この話は、日本人の中流意識の高さに焦点を当て、「いつでも誰でも、"社会の底辺" と見られる下流階級まで落ち込む可能性はあり、それでも自分の意思で生きていくことが尊いのであるから、社会の価値観に振り回され過ぎず結果ばかりに気を取られる必要もないよ。」。

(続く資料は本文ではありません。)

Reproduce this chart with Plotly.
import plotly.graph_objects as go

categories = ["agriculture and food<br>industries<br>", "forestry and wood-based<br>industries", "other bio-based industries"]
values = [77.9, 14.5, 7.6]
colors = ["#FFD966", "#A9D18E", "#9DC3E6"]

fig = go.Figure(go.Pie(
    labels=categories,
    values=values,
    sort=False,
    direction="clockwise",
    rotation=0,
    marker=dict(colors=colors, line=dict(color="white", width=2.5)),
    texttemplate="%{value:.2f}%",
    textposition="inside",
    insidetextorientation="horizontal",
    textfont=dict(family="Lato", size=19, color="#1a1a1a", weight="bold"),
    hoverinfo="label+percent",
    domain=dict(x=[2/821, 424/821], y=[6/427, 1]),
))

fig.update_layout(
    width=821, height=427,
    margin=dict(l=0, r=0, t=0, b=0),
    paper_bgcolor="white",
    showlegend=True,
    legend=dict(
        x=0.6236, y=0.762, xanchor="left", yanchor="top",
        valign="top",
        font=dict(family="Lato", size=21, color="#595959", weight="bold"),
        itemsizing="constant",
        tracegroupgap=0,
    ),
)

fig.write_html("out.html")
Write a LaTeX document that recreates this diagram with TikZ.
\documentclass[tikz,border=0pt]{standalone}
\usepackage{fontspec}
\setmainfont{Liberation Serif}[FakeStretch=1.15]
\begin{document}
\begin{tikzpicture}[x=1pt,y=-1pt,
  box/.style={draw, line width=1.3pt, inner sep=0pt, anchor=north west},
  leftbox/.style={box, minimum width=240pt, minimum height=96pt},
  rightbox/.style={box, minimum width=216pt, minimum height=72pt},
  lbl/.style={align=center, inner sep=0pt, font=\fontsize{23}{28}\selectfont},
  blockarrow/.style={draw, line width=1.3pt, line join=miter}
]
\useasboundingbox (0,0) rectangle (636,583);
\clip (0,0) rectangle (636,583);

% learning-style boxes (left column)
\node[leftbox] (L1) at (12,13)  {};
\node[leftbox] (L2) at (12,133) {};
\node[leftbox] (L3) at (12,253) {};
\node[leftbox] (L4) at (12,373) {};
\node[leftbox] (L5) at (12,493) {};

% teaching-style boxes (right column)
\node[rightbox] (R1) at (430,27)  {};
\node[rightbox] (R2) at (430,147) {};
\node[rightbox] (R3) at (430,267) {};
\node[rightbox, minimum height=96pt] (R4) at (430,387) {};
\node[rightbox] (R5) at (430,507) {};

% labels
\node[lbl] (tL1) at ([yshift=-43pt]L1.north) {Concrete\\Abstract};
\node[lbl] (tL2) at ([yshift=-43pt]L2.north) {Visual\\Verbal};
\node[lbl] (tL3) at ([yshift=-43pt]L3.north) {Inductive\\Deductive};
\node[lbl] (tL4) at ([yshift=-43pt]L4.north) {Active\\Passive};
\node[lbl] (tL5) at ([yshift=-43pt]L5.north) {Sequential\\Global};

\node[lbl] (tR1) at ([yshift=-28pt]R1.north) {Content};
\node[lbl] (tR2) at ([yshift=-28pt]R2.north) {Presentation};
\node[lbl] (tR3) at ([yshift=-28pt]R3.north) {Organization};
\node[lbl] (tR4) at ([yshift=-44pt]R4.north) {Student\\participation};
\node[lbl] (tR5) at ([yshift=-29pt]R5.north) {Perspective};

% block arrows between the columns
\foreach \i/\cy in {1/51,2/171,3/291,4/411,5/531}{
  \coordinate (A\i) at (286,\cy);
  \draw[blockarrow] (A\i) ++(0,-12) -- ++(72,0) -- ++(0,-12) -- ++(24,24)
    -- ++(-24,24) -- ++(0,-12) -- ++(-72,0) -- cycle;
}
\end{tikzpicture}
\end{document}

ざっくり一言で言ってしまうと、そんなメッセージ性があるのだ。

 

「なんだ、随分と青臭い話なんだな。」

なんて思いもするが、、、

リストラや派遣切りというのが一昔前に流行ったことを考えると、他人事ではないし、筆者も人生で一度だけ派遣切りにあってその痛みは知っているつもりだし...

 

 

それはさておき。

 

カイジの表向きのメッセージ性とは別に、僕は "裏のメッセージ性" というのを感じ取っている。

 

「人生の勝者になれるという甘い誘惑があったら、断れるのか?」

 

お金、地位、安定・・・

諸々の報酬と引き換えに、一つだけ悪事を働いてほしい。

そんな時、その誘惑を断れるのか??

 

 

切り口を変えてみる。

例えば、つい先日逮捕されてしまった槇原敬之容疑者。沢尻エリカ被疑者も。

 

 覚せい剤や危険ドラッグというのは、絶対に行ってはならないと、社会からは認められていない行いだが、それを犯してまで本業を成功させ続けることを選択した結果なのだ。

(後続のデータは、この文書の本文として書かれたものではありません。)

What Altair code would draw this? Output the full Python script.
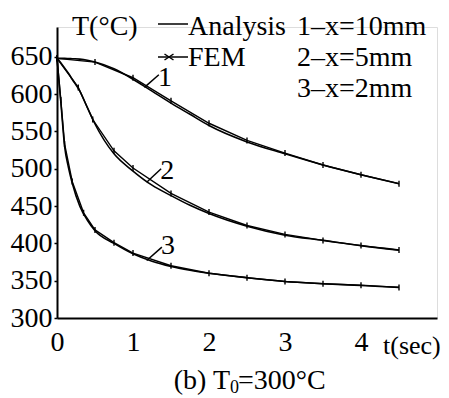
import altair as alt
import pandas as pd

FONT = "'Liberation Serif', 'Times New Roman', Times, serif"

# ---- data ----
t_analysis = [0, 0.05, 0.1, 0.15, 0.2, 0.3, 0.4, 0.5, 0.75, 1.0, 1.25, 1.5, 1.75, 2.0, 2.5, 3.0, 3.5, 4.0, 4.5]
analysis_1 = [648, 648, 648, 647.8, 647.5, 647, 645.5, 643, 634, 620, 604, 588, 573, 558, 536, 520, 505, 492, 480]
analysis_2 = [648, 642, 635, 628, 620, 604, 582, 560, 520, 497, 478, 464, 451, 440, 423, 411, 404, 397, 391]
analysis_3 = [648, 590, 530, 502, 481, 450, 431, 417, 400, 386, 376, 369, 364, 360, 354, 349, 346, 343.5, 341]

fem_t_1 = [0, 0.5, 1.0, 1.5, 2.0, 2.5, 3.0, 3.5, 4.0, 4.5]
fem_1 = [648, 643, 622, 591, 561, 538, 521, 505, 492, 480]
fem_t_2 = [0, 0.28, 0.47, 0.75, 1.0, 1.5, 2.0, 2.5, 3.0, 3.5, 4.0, 4.5]
fem_2 = [648, 609, 566, 524, 501, 467, 442, 424, 412, 404, 397, 391]
fem_t_3 = [0, 0.05, 0.1, 0.2, 0.35, 0.5, 0.75, 1.0, 1.5, 2.0, 2.5, 3.0, 3.5, 4.0, 4.5]
fem_3 = [648, 592, 533, 483, 441, 418, 401, 387, 370, 360, 354, 349, 346, 344, 341]

x_ticks = [0, 1, 2, 3, 4]
y_ticks = [300, 350, 400, 450, 500, 550, 600, 650]

curve_ids = ["1", "2", "3"]
label_t = [1.42, 1.45, 1.46]
label_T = [622, 497, 396]
leader_t0 = [1.15, 1.18, 1.18]
leader_T0 = [609, 482, 377]
leader_t1 = [1.34, 1.37, 1.38]
leader_T1 = [626, 500, 395]

# ---- tables ----
rows = []
for cid, vals in zip(curve_ids, [analysis_1, analysis_2, analysis_3]):
    for t, v in zip(t_analysis, vals):
        rows.append({"curve": cid, "t": t, "T": v})
df_an = pd.DataFrame(rows)

rows = []
for cid, ts, vals in zip(curve_ids, [fem_t_1, fem_t_2, fem_t_3], [fem_1, fem_2, fem_3]):
    for t, v in zip(ts, vals):
        rows.append({"curve": cid, "t": t, "T": v})
df_fem = pd.DataFrame(rows)

df_lab = pd.DataFrame({"curve": curve_ids, "t": label_t, "T": label_T})
rows = []
for cid, a, b, c, d in zip(curve_ids, leader_t0, leader_T0, leader_t1, leader_T1):
    rows.append({"curve": cid, "t": a, "T": b, "t2": c, "T2": d})
df_lead = pd.DataFrame(rows)

X = alt.X("t:Q", scale=alt.Scale(domain=[0, 5], nice=False, zero=False),
          axis=alt.Axis(values=x_ticks, format="d", title=None, grid=False,
                        labelFont=FONT, labelFontSize=28, labelColor="black",
                        domainColor="black", domainWidth=2, ticks=False,
                        labelPadding=10, labelFlush=False, labelOverlap=False))
Y = alt.Y("T:Q", scale=alt.Scale(domain=[300, 690], nice=False, zero=False),
          axis=alt.Axis(values=y_ticks, format="d", title=None, grid=False,
                        labelFont=FONT, labelFontSize=28, labelColor="black",
                        domainColor="black", domainWidth=2, tickSize=3,
                        tickColor="black", tickWidth=1.5, labelPadding=2,
                        labelFlush=False, labelOverlap=False))

analysis = alt.Chart(df_an).mark_line(color="black", strokeWidth=1.6, interpolate="monotone").encode(
    x=X, y=Y, detail="curve:N")
fem_line = alt.Chart(df_fem).mark_line(color="black", strokeWidth=1.4).encode(
    x=X, y=Y, detail="curve:N")
fem_pts = alt.Chart(df_fem).mark_point(shape="M0,-1L0,1", size=36, color="black",
                                       strokeWidth=1.4, filled=False, opacity=1).encode(x=X, y=Y)
leaders = alt.Chart(df_lead).mark_rule(color="black", strokeWidth=1.5).encode(
    x=X, y=Y, x2="t2:Q", y2="T2:Q")
labels = alt.Chart(df_lab).mark_text(font=FONT, fontSize=28, color="black",
                                     baseline="middle", align="center").encode(x=X, y=Y, text="curve:N")

one = pd.DataFrame({"a": [0]})


def txt(s, x, y, size=28, align="left", baseline="alphabetic"):
    return alt.Chart(one).mark_text(font=FONT, fontSize=size, color="black",
                                    align=align, baseline=baseline).encode(
        x=alt.value(x), y=alt.value(y), text=alt.value(s))


annots = [
    txt("T(°C)", 15, 8),
    txt("Analysis", 131, 8),
    txt("FEM", 131, 39),
    txt("1–x=10mm", 240, 8),
    txt("2–x=5mm", 240, 39),
    txt("3–x=2mm", 240, 70),
    txt("t(sec)", 326, 327, size=26),
    txt("(b)  T", 173, 362, align="right"),
    txt("0", 173, 366, size=18),
    txt("=300°C", 181, 362),
]
leg_line1 = alt.Chart(one).mark_rule(color="black", strokeWidth=1.5).encode(
    x=alt.value(101), x2=alt.value(131), y=alt.value(-3))
leg_line2 = alt.Chart(one).mark_rule(color="black", strokeWidth=1.5).encode(
    x=alt.value(101), x2=alt.value(131), y=alt.value(30))
leg_cross = alt.Chart(one).mark_point(shape="M-1.5,-1L1.5,1M-1.5,1L1.5,-1", size=36,
                                      color="black", strokeWidth=1.5, filled=False, opacity=1).encode(
    x=alt.value(112), y=alt.value(30))

chart = alt.layer(analysis, fem_line, fem_pts, leaders, labels, leg_line1, leg_line2, leg_cross, *annots).properties(
    width=380, height=291,
    autosize=alt.AutoSizeParams(type="none"),
    padding={"left": 49, "top": 19, "right": 4, "bottom": 79},
).configure_view(stroke=None).configure(background="white")

chart.save("out.html", embed_options={"renderer": "svg", "actions": False})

「見つからなければ良い。」「大丈夫、見つからない。」という気持ちがあったことは言うまでもない。

でも、いつ発覚するか、内心はビクビクしていたはずだろうし、けっして幸せな状態だったとは言えないだろう。。。

 

そうまでして、薬がくれる快楽・快感の誘惑に勝てないというのだから、相当なもんがあるんだろうなぁと。相当な効き目があるわけだ。

 

金にもなるわけだ。

薬物を作ったり、運んだり、売却すれば、楽して金が手に入る。。。

 

 

以前、警察学校でお世話になった教官で、忘れられない教官がいる。

 

その教官は、現役の刑事さんで、覚せい剤等(薬物)&暴力団性風俗の取締り専門の刑事さんだった。

現場でも、"凄腕の刑事" として知られ、県内の関係者で知らない人はいないと噂されるほど切れ味が凄かった。

だから、警察学校の教官に選ばれたというわけだ。

 

教官というのは、全ての教官が期間限定である。

例外はない。

したがって、必ずいつかは現場の一線に戻ることになる。

「君たちが現場で活躍する頃、共に現場で働ける日が来ることを楽しみにしている。」というのが決まり文句である。

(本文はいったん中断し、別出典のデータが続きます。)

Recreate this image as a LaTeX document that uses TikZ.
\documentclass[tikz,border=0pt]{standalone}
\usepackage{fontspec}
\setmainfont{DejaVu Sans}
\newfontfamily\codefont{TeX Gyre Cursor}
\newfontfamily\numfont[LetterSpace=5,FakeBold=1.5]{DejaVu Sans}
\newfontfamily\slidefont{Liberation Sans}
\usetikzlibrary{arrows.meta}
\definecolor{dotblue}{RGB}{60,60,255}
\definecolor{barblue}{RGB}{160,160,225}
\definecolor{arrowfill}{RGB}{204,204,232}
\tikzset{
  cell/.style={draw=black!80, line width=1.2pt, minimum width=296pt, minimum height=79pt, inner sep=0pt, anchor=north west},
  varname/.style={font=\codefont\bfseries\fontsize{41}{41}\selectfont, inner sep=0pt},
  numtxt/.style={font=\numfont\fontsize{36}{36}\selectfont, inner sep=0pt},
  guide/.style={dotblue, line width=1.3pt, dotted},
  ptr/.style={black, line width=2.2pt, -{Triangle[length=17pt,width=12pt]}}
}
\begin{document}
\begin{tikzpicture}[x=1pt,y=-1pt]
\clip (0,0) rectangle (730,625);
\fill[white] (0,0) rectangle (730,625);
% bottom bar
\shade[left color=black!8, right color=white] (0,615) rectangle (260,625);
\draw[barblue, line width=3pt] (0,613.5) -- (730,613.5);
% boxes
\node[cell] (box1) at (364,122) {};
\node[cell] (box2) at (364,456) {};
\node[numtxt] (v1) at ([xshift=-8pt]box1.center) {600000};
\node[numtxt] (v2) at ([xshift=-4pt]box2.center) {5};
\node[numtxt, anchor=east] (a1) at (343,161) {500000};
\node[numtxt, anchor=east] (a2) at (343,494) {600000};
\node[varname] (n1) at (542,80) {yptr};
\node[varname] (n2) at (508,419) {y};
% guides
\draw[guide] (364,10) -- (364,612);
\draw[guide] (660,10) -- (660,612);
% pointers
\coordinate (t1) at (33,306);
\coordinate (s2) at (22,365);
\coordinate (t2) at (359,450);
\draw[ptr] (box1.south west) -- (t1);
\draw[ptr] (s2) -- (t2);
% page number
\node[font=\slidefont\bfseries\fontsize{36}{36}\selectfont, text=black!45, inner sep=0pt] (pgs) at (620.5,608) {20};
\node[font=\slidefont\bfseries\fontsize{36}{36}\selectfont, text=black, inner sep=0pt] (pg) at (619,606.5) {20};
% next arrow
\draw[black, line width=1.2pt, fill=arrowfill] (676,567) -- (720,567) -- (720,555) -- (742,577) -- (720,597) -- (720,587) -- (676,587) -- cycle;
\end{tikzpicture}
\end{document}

筆者も、警察学校卒業と同時に、現場に戻る教官がおり、たまたま同じ署に配属され、今度は一線署でもお世話になったなんてこともあった。。。

 

 

そんな昔話をするつもりではなかった。

凄腕の刑事さんの話。

 

 その刑事さんが、たまたま寮の部屋の担当教官になった。

眼光が鋭く見た目は怖かったが、優しい方だった。

室員たちを可愛がってくれた恩は今でも忘れていない。

 

その刑事さん兼担当教官が言ってくれた言葉を一つだけ覚えている。

 

「君たちが長い人生を生きていると、トントン拍子に上手く行くことがあり、、、必ず "甘い誘惑" にぶち当たることがあるだろう。必ずある。そんなとき、まさに自分が試されている時なんだと思って、ここで生活して得たことを想い出してほしい。」

 

そんな言葉をくれた。

 

きっと、あの刑事さんも、"甘い誘惑" にぶち当たったことがあったからそんなことを言うんだろうし。。。

そして、その誘惑に勝てたから、凄腕の刑事として活躍し続けられたんだろうなぁ。

 

 

 

自分はまだ、甘い誘惑と思えるような体験はない。

だが、長い人生の中で、いつか、そんな誘惑が一度はあるかもしれない。

 

カイジを観て、そんな昔話を想い出した。